What’s ultimate impact of Alabama’s home-and-home football games? Good question

There are certain perennial matters of discussion at the annual SEC spring meetings.

Cans get kicked down the road every late May/early June. Perhaps no topic regenerates annually more than the discussion around how many conference football games should be played.

Eight or nine?

It’s been eight since 2012 and the conversation around adding another’s evolved over the years. That discussion fueled differing strategies for scheduling marquee non-conference games in the constant need to position for playoff marketability.

At this point, adding another game seems linked to the CFP adopting multiple automatic qualifiers per league. Otherwise, the SEC doesn’t see the incentive to add losses to resume when there’s a committee making subjective selections.

Alabama AD Greg Byrne agrees with that.

He’s also been among the most aggressive when scheduling high-profile non-SEC games in the home-and-home format. The Crimson Tide play both at Florida State and host Wisconsin this fall.

And the school is under contract to play at least two power-league schools every year through 2034. It was a move made in the late 2010s to scrap the neutral-site season openers in favor of on-campus offerings to boost schedule strengths and add value to ever-increasing ticket prices.

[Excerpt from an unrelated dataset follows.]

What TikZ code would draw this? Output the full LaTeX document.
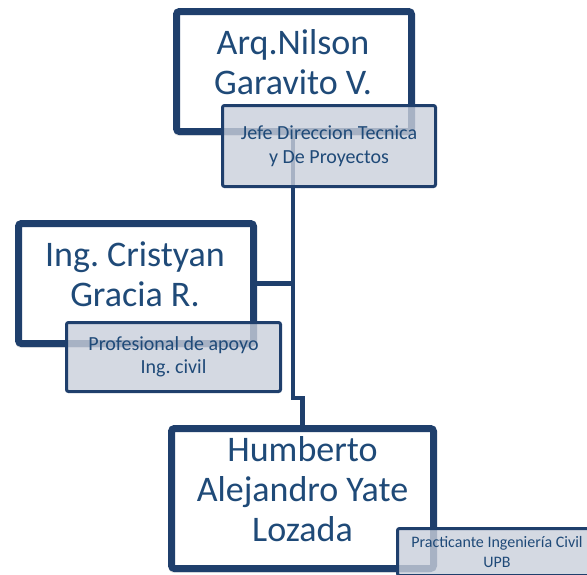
\documentclass[tikz,border=0pt]{standalone}
\usepackage{fontspec}
\setmainfont{Carlito}
\frenchspacing
\usetikzlibrary{shadows}
\definecolor{orgnavy}{HTML}{1F3F6C}
\definecolor{orgtext}{HTML}{1F4A78}
\definecolor{orgfill}{HTML}{C9CFDB}
\tikzset{
	namebox/.style={draw=orgnavy, line width=7pt, fill=white, rounded corners=3pt, drop shadow={opacity=0.25, shadow xshift=-2pt, shadow yshift=-4pt}},
	nametext/.style={text=orgtext, align=center, inner sep=0pt, font=\fontsize{36}{40}\selectfont},
	rolebox/.style={draw=orgnavy, line width=3pt, fill=orgfill, fill opacity=0.8, text opacity=1, text=orgtext, align=center, rounded corners=2pt, inner sep=0pt},
	trunkline/.style={draw=orgnavy, line width=4.5pt}
}

\begin{document}
\begin{tikzpicture}[x=1pt, y=-1pt]
			%%%%% FRAME %%%%%
			\useasboundingbox (0,0) rectangle (587,574);
			\clip (0,0) rectangle (587,574);
			
			%%%%% NAME BOXES %%%%%
			\node[namebox, minimum width=235pt, minimum height=120pt] (nilson) at (294,71.5) {};
			\node[namebox, minimum width=235pt, minimum height=120pt] (cristyan) at (136,283.5) {};
			\node[namebox, minimum width=262pt, minimum height=140pt] (humberto) at (302.5,498.5) {};
			
			%%%%% LINES %%%%%
			\coordinate (trunk) at (293,398);
			\draw[trunkline] (nilson.south -| trunk) -- (trunk) -| (humberto.north);
			\draw[trunkline] (cristyan.east) -- (cristyan.east -| trunk);
			
			%%%%% ROLES %%%%%
			\node[rolebox, minimum width=213pt, minimum height=81pt, font=\fontsize{20}{24}\selectfont] (nilsonrole) at (329,146) {Jefe Direccion Tecnica\\y De Proyectos};
			\node[rolebox, minimum width=214pt, minimum height=69pt, font=\fontsize{20}{23}\selectfont] (cristyanrole) at (173.5,357) {Profesional de apoyo\\Ing. civil};
			\node[rolebox, minimum width=199pt, minimum height=47pt, font=\fontsize{16}{20}\selectfont] (humbertorole) at (497,552) {Practicante Ingeniería Civil\\UPB};
			
			%%%%% NAMES %%%%%
			\node[nametext] (nilsontext) at (293,62) {Arq.Nilson\\Garavito V.};
			\node[nametext] (cristyantext) at (135,274) {Ing. Cristyan\\Gracia R.};
			\node[nametext] (humbertotext) at (302.5,489) {Humberto\\Alejandro Yate\\Lozada};
			
			%%%%% END %%%%%
\end{tikzpicture}
\end{document}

That was done in anticipation of an expanded playoff model that was still theoretical. Now, a year after the first 12-team postseason, realities surrounding the scheduling strategies have changed. Schedule strength wasn’t rewarded as much as leaders like Byrne or SEC commissioner Greg Sankey would have liked when the selection committee chose three league schools for the 12-team field.

Now those home-and-homes are no-longer long-off concepts, Alabama’s facing the possiblity of nine-game SEC schedules along with meeting the likes of West Virginia (2026 and 27), Ohio State (2027 and 28) and Notre Dame (2029 and 30) for example.

Is there any regret for inking these deals back then?

“So at the time when we scheduled them, we scheduled them based off the information we had,” Byrne said Tuesday at SEC spring meetings. “Coach Saban and myself at the time had both encouraged more SEC games. When we didn’t think that was going to happen, we started scheduling those two power five non-conference games.”

Auburn took a different approach to scheduling non-SEC games.

It opens the 2025 season at Baylor in its only power-conference game scheduled for this fall. It has the return game from the Big 12 team in 2026 and only one other home-and-home scheduled beyond that — Miami on the road in 2029 and at home in 2030.

Of course, none of these matters are resolved without complication.

And some high-profile non-conference games are coming off the books. Nebraska in February cancelled a home-and-home series with Tennessee scheduled for 2026 and 2027.

Byrne said the link between adding the ninth league game to guaranteed playoff slots for the SEC doesn’t diminish these non-conference games. Even if the proposed four SEC automatic qualifiers are determined via league games, there are still at-large bids in a 16-team model baked into the formula. He hopes those big non-conference home-and-homes would factor into those at-large spots given Alabama’s aggressive scheduling.

“If you talk to any college football fan, I don’t think one of them has ever said ‘I hope I see Alabama play more Group of Five teams,” Byrne said. “It’s good for the game of college football across the country if you have more good matchups. Period.”

Nebraska replaced the Tennessee games with visits from MAC schools Bowling Green and Miami (Ohio).

Of course, none of the playoff models are out of the theoretical phase and there’s no concrete deadline for determining the format under the new contract beginning in 2026.

That will dictate the conference scheduling model — the one that has been perennially in limbo — but there is a ticking clock on all of it. Late November sounds like the latest these decisions could be made for a 2026 league schedule and playoff selection process.

Nothing from Destin this week suggests a final conference stance is coming on either.

So the can will be kicked. The drama will continue and the true impact of Alabama’s long-term scheduling plan remains unclear.